_Directive:_ Your task is to locate every line holding the string "this" and to copy each of them.

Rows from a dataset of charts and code
■ ■ ■ ■ ■ ■ ■
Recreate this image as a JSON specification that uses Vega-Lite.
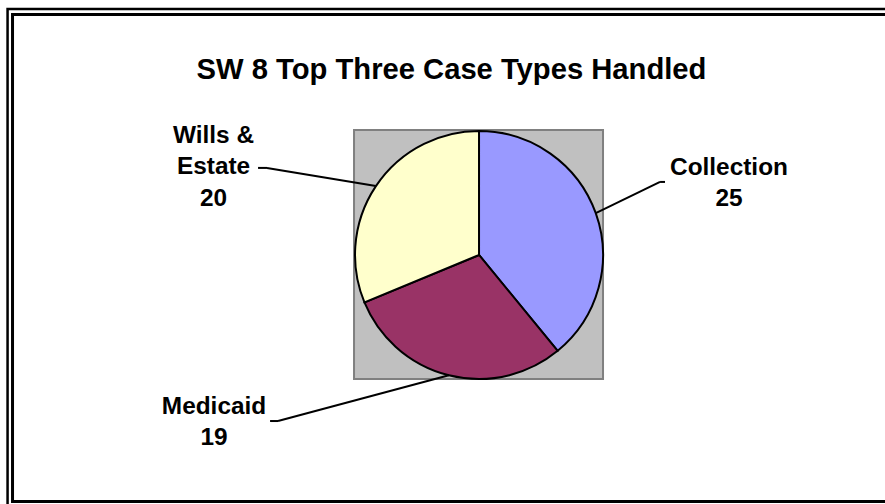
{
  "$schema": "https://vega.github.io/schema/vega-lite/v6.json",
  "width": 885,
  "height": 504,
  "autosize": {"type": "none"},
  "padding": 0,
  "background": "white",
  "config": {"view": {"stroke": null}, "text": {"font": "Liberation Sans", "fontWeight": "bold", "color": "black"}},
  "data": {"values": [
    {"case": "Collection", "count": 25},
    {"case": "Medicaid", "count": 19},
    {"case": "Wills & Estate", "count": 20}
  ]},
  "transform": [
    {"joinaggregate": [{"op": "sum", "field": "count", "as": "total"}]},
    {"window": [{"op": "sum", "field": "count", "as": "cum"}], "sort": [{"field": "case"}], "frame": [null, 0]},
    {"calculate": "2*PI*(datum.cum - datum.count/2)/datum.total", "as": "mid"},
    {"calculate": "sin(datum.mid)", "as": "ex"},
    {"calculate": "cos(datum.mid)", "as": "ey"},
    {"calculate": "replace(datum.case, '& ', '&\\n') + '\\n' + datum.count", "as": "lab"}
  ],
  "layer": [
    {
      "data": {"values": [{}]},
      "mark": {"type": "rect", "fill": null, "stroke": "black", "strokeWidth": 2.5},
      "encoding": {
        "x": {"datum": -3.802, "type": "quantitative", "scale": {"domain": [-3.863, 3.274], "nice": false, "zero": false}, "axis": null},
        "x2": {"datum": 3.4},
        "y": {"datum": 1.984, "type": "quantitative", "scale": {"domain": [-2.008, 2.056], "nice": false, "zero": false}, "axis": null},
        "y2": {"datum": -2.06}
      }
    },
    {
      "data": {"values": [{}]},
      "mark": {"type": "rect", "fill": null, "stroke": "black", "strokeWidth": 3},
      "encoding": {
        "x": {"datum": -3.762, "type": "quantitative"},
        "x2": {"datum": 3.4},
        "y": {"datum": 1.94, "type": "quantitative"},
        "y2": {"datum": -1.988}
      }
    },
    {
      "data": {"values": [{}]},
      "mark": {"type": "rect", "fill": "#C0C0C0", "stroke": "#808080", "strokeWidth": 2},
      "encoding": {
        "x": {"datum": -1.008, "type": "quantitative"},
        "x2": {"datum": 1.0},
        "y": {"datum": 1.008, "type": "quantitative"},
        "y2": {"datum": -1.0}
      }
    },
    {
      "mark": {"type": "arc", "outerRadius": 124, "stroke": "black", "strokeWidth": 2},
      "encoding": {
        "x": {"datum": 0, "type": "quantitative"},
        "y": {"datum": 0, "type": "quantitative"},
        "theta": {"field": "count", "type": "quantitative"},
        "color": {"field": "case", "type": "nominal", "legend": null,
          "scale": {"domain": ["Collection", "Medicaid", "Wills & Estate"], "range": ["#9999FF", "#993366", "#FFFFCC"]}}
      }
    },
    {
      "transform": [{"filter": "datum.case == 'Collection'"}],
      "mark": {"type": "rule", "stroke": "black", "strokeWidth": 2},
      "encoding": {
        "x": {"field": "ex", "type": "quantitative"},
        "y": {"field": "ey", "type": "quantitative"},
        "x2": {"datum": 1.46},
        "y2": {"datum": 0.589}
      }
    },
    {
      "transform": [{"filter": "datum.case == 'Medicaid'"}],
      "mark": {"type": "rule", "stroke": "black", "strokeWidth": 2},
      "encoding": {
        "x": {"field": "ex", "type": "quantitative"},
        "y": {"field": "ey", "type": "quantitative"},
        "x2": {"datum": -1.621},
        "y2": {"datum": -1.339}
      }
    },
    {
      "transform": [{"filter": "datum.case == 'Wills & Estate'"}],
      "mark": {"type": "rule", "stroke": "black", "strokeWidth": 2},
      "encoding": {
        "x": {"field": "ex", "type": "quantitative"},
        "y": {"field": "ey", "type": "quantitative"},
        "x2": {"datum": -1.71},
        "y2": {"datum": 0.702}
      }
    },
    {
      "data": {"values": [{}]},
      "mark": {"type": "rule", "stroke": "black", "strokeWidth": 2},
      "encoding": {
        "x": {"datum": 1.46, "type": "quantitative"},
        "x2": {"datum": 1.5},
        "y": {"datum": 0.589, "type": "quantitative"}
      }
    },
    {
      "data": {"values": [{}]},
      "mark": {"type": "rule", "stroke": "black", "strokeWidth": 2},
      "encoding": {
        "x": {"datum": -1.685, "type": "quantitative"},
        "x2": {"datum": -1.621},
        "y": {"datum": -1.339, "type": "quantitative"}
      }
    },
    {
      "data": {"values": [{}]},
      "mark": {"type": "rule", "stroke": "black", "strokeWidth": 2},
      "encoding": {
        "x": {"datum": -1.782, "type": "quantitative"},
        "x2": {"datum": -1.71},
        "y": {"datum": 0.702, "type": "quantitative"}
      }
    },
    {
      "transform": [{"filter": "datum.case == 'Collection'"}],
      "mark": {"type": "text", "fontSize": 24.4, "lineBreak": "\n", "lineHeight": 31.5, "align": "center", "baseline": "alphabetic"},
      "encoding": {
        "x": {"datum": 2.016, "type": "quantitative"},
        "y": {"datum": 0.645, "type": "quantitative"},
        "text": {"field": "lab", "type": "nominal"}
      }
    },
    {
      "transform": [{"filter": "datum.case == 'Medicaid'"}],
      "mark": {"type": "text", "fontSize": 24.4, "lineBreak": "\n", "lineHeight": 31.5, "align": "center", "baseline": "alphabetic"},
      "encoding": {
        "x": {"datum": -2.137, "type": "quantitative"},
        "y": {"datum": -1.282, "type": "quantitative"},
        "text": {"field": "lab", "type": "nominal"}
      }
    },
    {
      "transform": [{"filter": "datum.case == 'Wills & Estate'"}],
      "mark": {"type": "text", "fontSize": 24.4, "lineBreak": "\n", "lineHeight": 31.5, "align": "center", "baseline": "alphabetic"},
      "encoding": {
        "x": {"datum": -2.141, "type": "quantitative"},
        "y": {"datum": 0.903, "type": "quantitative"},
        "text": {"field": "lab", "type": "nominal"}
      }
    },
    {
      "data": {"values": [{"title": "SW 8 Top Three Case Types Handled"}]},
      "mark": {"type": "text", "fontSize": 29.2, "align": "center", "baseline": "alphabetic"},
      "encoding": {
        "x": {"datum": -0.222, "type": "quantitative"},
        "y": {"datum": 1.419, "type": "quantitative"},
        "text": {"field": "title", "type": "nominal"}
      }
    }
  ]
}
■ ■ ■ ■ ■ ■ ■
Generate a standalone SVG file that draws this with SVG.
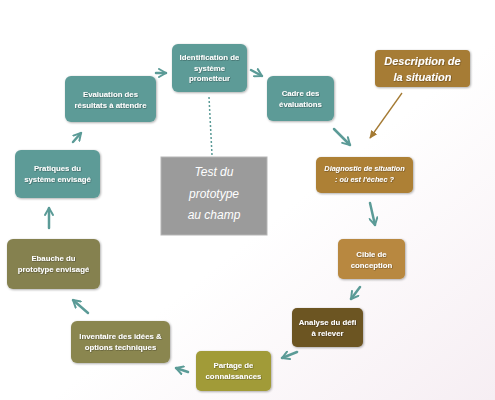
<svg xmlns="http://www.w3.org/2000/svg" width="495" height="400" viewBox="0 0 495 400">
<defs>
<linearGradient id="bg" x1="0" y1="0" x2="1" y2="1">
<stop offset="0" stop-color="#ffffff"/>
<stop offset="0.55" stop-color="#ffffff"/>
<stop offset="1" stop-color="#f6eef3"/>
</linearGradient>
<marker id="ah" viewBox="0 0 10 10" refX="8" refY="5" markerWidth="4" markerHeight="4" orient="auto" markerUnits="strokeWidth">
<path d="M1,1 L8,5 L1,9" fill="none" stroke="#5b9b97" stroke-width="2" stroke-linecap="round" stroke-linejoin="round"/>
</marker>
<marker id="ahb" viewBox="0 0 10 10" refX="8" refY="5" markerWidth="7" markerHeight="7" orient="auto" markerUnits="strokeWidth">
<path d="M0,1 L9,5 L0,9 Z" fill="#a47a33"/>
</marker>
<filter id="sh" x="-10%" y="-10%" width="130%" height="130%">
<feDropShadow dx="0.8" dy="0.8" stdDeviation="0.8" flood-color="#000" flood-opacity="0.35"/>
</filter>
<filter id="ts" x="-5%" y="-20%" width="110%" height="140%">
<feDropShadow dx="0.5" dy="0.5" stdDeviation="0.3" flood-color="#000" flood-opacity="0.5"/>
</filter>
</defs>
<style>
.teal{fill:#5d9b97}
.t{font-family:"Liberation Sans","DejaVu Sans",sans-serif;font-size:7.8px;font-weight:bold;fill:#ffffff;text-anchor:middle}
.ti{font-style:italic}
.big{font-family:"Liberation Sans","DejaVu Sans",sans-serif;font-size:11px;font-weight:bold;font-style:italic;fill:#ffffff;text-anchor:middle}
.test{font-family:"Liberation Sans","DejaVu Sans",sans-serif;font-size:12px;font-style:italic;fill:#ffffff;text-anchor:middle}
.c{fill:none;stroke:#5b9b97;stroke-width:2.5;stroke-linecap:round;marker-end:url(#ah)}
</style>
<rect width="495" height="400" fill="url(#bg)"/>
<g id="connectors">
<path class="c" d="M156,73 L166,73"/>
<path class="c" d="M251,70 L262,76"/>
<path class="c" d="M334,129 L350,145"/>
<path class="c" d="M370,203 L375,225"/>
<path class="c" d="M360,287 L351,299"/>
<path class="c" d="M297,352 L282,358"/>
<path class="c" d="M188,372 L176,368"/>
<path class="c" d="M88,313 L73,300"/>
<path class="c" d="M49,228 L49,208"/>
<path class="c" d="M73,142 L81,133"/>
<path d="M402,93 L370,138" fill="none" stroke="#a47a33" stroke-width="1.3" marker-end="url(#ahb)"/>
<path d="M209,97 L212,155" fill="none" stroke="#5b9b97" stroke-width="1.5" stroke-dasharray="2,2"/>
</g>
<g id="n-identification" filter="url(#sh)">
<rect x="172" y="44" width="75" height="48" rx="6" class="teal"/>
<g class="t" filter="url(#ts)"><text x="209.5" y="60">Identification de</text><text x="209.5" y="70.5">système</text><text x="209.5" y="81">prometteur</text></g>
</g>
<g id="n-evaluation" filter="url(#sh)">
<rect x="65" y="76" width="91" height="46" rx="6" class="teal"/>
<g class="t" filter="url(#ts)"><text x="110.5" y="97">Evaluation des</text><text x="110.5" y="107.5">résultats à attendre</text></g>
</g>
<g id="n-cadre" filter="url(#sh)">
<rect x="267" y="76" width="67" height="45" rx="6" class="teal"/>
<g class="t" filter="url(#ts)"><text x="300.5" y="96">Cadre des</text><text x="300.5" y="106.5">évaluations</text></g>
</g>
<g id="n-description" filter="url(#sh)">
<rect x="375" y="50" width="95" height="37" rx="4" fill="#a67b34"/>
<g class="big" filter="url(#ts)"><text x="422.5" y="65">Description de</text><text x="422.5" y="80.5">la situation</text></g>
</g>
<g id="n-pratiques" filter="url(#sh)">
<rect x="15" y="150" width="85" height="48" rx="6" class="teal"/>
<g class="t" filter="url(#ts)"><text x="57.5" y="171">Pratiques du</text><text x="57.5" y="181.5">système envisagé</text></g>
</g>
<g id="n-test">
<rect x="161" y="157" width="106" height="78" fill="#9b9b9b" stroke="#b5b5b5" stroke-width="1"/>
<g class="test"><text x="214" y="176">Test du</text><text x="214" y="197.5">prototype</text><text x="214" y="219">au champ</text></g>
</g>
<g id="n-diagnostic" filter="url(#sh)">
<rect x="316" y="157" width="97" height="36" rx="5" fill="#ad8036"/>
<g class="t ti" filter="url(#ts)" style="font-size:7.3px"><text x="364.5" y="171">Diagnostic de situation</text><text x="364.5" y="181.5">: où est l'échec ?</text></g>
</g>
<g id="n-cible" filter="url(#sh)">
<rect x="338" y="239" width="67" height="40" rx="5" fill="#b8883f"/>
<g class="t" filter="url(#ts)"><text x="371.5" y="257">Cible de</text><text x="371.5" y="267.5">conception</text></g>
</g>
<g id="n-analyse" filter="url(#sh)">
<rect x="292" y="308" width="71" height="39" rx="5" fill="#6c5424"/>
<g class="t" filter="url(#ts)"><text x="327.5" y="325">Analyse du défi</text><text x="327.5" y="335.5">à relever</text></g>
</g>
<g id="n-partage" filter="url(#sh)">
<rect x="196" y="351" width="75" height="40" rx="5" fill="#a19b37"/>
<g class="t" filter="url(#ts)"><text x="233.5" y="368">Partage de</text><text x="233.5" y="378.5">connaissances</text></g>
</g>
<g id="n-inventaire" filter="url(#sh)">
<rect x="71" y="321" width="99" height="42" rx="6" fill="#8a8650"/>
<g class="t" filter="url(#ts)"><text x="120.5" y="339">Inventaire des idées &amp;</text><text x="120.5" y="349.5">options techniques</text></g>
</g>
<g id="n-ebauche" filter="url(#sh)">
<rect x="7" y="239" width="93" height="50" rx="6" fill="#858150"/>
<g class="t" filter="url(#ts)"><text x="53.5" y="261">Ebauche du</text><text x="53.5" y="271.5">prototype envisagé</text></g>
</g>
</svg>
■ ■ ■ ■ ■ ■ ■
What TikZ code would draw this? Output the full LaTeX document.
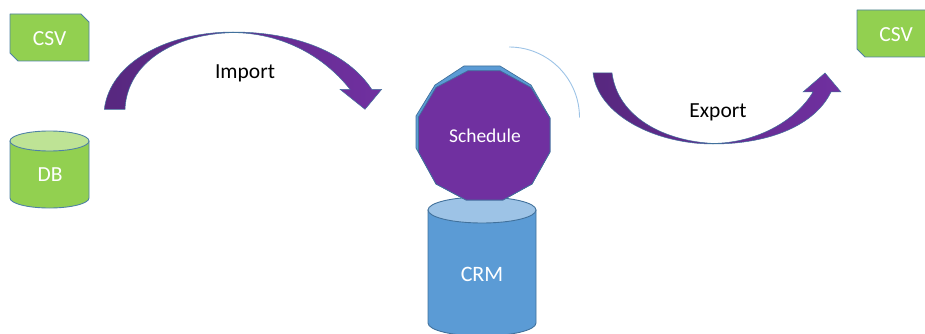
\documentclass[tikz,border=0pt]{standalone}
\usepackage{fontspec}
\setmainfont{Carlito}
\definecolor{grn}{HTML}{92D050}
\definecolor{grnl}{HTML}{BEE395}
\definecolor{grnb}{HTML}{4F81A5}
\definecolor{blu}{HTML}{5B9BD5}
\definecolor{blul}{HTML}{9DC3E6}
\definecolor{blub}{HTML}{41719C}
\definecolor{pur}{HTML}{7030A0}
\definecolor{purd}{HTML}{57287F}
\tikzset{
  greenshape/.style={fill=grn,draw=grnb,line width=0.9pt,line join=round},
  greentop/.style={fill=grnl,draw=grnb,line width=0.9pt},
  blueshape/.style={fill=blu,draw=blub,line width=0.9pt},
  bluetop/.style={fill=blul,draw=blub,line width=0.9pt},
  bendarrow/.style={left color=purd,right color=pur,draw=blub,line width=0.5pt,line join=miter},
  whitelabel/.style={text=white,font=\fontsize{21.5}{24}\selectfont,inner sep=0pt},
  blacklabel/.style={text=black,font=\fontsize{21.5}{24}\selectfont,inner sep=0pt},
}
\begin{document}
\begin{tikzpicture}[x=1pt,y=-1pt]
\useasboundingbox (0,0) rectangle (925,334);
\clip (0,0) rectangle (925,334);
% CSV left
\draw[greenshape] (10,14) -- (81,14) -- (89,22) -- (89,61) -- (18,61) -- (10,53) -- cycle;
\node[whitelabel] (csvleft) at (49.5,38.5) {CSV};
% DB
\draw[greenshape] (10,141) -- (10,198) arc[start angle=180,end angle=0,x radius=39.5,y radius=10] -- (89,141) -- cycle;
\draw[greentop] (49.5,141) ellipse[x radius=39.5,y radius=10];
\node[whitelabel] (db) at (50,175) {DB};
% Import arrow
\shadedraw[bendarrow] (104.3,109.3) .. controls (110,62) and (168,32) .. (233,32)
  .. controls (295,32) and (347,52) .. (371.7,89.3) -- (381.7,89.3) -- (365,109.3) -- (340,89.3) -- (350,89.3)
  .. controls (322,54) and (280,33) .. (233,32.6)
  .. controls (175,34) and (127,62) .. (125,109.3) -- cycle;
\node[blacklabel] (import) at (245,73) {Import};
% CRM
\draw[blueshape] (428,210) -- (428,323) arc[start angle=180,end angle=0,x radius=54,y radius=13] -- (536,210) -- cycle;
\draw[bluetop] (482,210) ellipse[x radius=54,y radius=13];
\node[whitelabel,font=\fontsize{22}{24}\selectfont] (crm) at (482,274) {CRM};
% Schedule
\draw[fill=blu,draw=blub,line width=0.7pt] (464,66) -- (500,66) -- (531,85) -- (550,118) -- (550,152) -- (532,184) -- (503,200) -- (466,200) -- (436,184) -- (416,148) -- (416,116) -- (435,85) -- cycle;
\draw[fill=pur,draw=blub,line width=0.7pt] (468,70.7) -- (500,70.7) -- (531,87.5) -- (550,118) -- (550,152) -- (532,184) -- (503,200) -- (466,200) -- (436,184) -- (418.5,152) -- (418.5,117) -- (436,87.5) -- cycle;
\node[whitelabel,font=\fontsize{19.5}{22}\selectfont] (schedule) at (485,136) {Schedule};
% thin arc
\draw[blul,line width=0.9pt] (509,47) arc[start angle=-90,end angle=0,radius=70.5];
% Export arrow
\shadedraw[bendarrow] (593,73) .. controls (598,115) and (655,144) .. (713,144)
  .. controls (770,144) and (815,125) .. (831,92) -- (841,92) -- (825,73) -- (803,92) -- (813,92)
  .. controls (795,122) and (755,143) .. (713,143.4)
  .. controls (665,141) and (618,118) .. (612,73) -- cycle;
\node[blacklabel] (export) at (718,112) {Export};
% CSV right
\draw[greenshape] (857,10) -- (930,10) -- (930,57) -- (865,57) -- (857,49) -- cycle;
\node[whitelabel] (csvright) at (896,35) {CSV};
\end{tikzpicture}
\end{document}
■ ■ ■ ■ ■ ■ ■
_Result of the exercise:_
Recreate this image as a JSON specification that uses Vega-Lite.
Generate a standalone SVG file that draws this with SVG.
What TikZ code would draw this? Output the full LaTeX document.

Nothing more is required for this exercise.